Foundation, trust or holding company?
This is the question that trips up most people. A foundation, a trust, and a holding company can all hold assets and provide some degree of succession planning. The differences are structural, not cosmetic.
A trust separates legal and beneficial ownership: the trustee owns the assets, and the beneficiaries have equitable interests. A foundation owns its assets outright, with no separation of legal and beneficial ownership. A holding company has shareholders, and those shares form part of the shareholder’s estate on death.

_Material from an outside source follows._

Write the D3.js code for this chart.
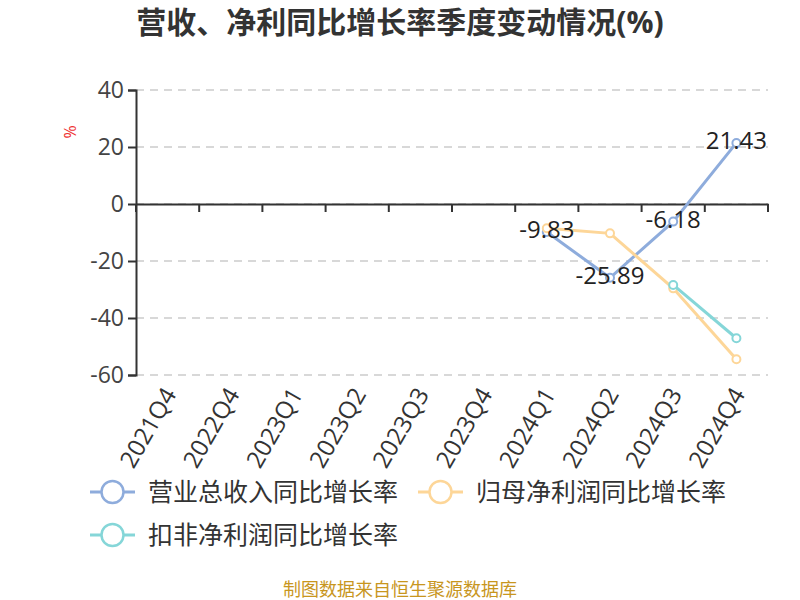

For UAE-based families, the foundation has a practical advantage: it avoids the need to transfer legal title to a third-party trustee, which many founders find uncomfortable. It also avoids the shareholding problem of a holding company, where shares must be transferred on death through whatever inheritance regime applies.
The costs and processes vary by jurisdiction, but the structural benefits are consistent. If you want your assets ring-fenced from personal claims, protected from forced heirship, and transferred cleanly on death, a foundation is usually the strongest option for UAE residents.
How to choose: a short decision table
The right choice depends on what the foundation will actually do. Neither jurisdiction is universally better: the answer depends on the assets, the family’s location, and the intended use.
If you’re holding shares in a mainland company and want clean succession, RAK ICC is probably enough. If you’re consolidating a multi-asset portfolio and need institutional banking relationships, ADGM earns its premium. If you’re building a full family office with active investment management, DIFC is the natural home.
At Cosmos, we help founders and families work through exactly this decision. The structure matters less than getting it right for your specific situation: the wrong foundation in the wrong jurisdiction is worse than no foundation at all. Start with what you need the structure to do, and the jurisdiction choice follows naturally.